Generally, parties to private transactions are free to agree on a price. However, in some cases the legislation provides for regulated and/or fixed prices. Such regulations are established for entities with a “dominant position” as well as for natural monopolies (see Section on Natural Monopolies below). Price controls are currently implemented by the executive legislation, namely the Decrees of the President and of the Government, acts of FAS, etc. Price controls in some spheres are also regulated by the federal laws (the law On State Regulation of Prices and Tariffs for Electric Energy and Heating No. 41-FZ of 14April 1995). The RF Government is competent to determine what commodities and services must be subject to the state regulation of prices and to enact the lists of such commodities and services.
i. Natural and State Monopolies.
A “natural monopoly” is a market situation where competition is not effective because of technological aspects of industry and commodities produced by natural monopolies (commercial entities included in corresponding Registers) cannot be substituted by other goods (Art. 3 of the federal law On Natural Monopolies No. 147-FZ of 17 August 1995). The law regulates seven spheres where natural monopolies are effective: (1) petroleum transportation by principal pipelines; (2) gas transportation by piping; (3) railway transport; (4) electric and thermal energy transportation services; (5) efficient-dispatch direction services in electric-power industry; (6) seaports, airports and transport terminals; and (7) postal (mail) services.
Special federal bodies regulate and control activity of natural monopolies (for instance, Federal Energetic Commission). These bodies have the powers similar to those of FAS’s bodies (see sub-section “FAS” above).

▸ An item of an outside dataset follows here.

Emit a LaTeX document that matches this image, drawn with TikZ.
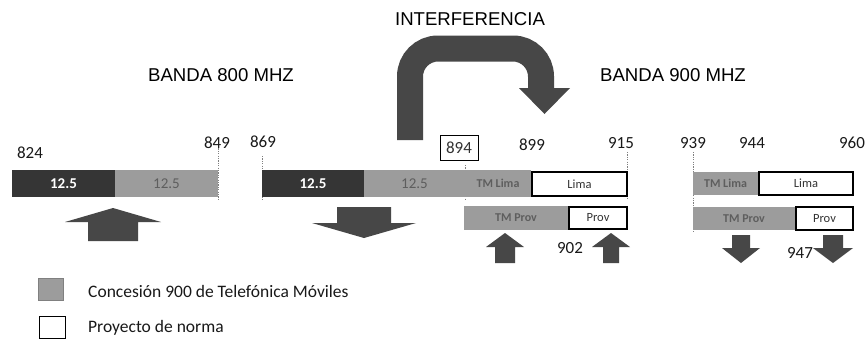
\documentclass[tikz,border=0pt]{standalone}
\usepackage{fontspec}
\setmainfont{Carlito}
\newfontfamily\headfont{Liberation Sans}
\definecolor{darkbar}{HTML}{353535}
\definecolor{graybar}{HTML}{9C9C9C}
\definecolor{graytext}{HTML}{5E5E5E}
\definecolor{arrowgray}{HTML}{474747}
\tikzset{
  barbase/.style={inner sep=0pt, outer sep=0pt, font=\fontsize{15}{16}\selectfont},
  darkseg/.style={barbase, fill=darkbar, text=white, font=\fontsize{15}{16}\selectfont\bfseries},
  grayseg/.style={barbase, fill=graybar, text=graytext, font=\fontsize{15}{16}\selectfont},
  tmseg/.style={barbase, fill=graybar, text=graytext, font=\fontsize{12}{13}\selectfont\bfseries},
  normbox/.style={barbase, fill=white, draw=black, line width=1.3pt, text=black!80, font=\fontsize{12.5}{13}\selectfont},
  freqlabel/.style={inner sep=0pt, font=\fontsize{17}{18}\selectfont, text=black!90},
  headlabel/.style={inner sep=0pt, font=\headfont\fontsize{18.6}{20}\selectfont, text=black},
  legendtext/.style={inner sep=0pt, anchor=west, font=\fontsize{17.5}{19}\selectfont, text=black!90},
  arrowfill/.style={fill=arrowgray},
  edgeline/.style={draw=gray, line width=0.6pt, dash pattern=on 1.2pt off 1.2pt},
}
\newcommand\mybar[7]{\node[#6, minimum width={#4-#2}, minimum height={#5-#3}] (#1) at ({(#2+#4)/2},{(#3+#5)/2}) {#7};}
\newcommand\blockarr[6]{\fill[arrowfill] (#1,#2) -- ({#1+#3},#4) -- ({#1+#5},#4) -- ({#1+#5},#6) -- ({#1-#5},#6) -- ({#1-#5},#4) -- ({#1-#3},#4) -- cycle;}
\begin{document}
\begin{tikzpicture}[x=1pt,y=-1pt]
\useasboundingbox (0,0) rectangle (868,341);
\fill[white] (0,0) rectangle (868,341);

% headings
\node[headlabel] (interf) at (470,19) {INTERFERENCIA};
\node[headlabel] (b800) at (221,75) {BANDA 800 MHZ};
\node[headlabel] (b900) at (673,75) {BANDA 900 MHZ};

% interference arrow
\draw[arrowgray, line width=26pt, rounded corners=28pt] (410,140) -- (410,48.5) -- (541,48.5) -- (541,89);
\fill[arrowfill] (519,88) -- (570,88) -- (544.5,114) -- cycle;

% band edge marks
\draw[edgeline] (218,146) -- (218,200);
\draw[edgeline] (262,156) -- (262,200);
\draw[edgeline] (465,165) -- (465,200);
\draw[edgeline] (627,152) -- (627,199);
\draw[edgeline] (693,152) -- (693,233);

% left band
\mybar{la}{12}{170}{115}{197}{darkseg}{12.5}
\mybar{lb}{115}{170}{218}{197}{grayseg}{12.5}

% middle band
\mybar{ma}{262}{170}{364}{197}{darkseg}{12.5}
\mybar{mb}{364}{170}{465}{197}{grayseg}{12.5}
\mybar{mc}{465}{170}{531}{197}{tmseg}{TM Lima}
\mybar{md}{532}{172}{627}{196}{normbox}{Lima}
\mybar{pa}{464}{206}{568}{230}{tmseg}{TM Prov}
\mybar{pb}{569}{207}{627}{229}{normbox}{Prov}

% right band
\mybar{ra}{693}{172}{758}{195}{tmseg}{TM Lima}
\mybar{rb}{759}{172}{853}{195}{normbox}{Lima}
\mybar{rc}{693}{207}{795}{230}{tmseg}{TM Prov}
\mybar{rd}{796}{207}{853}{230}{normbox}{Prov}

% frequency labels
\node[freqlabel] (f824) at (30,153) {824};
\node[freqlabel] (f849) at (217,143) {849};
\node[freqlabel] (f869) at (263,142) {869};
\node[normbox, line width=1pt, font=\fontsize{17}{18}\selectfont, minimum width=38, minimum height=25] (f894) at (459,147.5) {894};
\node[freqlabel] (f899) at (532,145) {899};
\node[freqlabel] (f915) at (621,143) {915};
\node[freqlabel] (f939) at (693,143) {939};
\node[freqlabel] (f944) at (752,143) {944};
\node[freqlabel] (f960) at (852,143) {960};
\node[freqlabel] (f902) at (570,248) {902};
\node[freqlabel] (f947) at (800,253) {947};

% block arrows
\blockarr{113}{208}{48}{222}{25}{241}
\blockarr{364}{238}{52}{223}{27}{207}
\blockarr{505}{233}{19}{247}{10}{263}
\blockarr{611}{233}{19}{247}{8}{263}
\blockarr{741}{263}{19}{248}{9}{235}
\blockarr{833}{263}{20}{248}{10}{235}

% legend
\node[fill=graybar, draw=gray, line width=0.6pt, inner sep=0pt, minimum width=25, minimum height=22] (lg1) at (51,289) {};
\node[draw=black, line width=1pt, inner sep=0pt, minimum width=26, minimum height=22] (lg2) at (52,327) {};
\node[legendtext] (lt1) at (88,291) {Concesión 900 de Telefónica Móviles};
\node[legendtext] (lt2) at (88,328) {Proyecto de norma};
\end{tikzpicture}
\end{document}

They keep Registers of Natural Monopolies, enforce price controls, and supervise large-scale transactions of natural monopolies.
Bankruptcy and insolvency proceedings applicable to natural monopolies are governed by the special law.
The RF Constitution authorizes adoption of federal legislation providing for a state monopoly in certain sectors of the economy to protect public interests. Such provisions can be found in the legislation already. In accordance with Art. 4 of the Federal Law On the Central Bank of the RF No. 86-FZ of 10 July, 2002, the RF Central Bank has a monopoly right to carry out monetary emission. Federal Law on the Foundations of State Regulation of Foreign Trade Activities establishes that state monopoly for export/import of certain commodities may be provided by federal laws (such as Federal Law on Precious Metals and Precious Stones of 26 March 1998 No. 41-FZ; Federal Law on Technical Military Cooperation with Foreign Countries of 19 July 1998 No. 114-FZ). Licenses for export/import of such goods are issued by the competent federal executive body.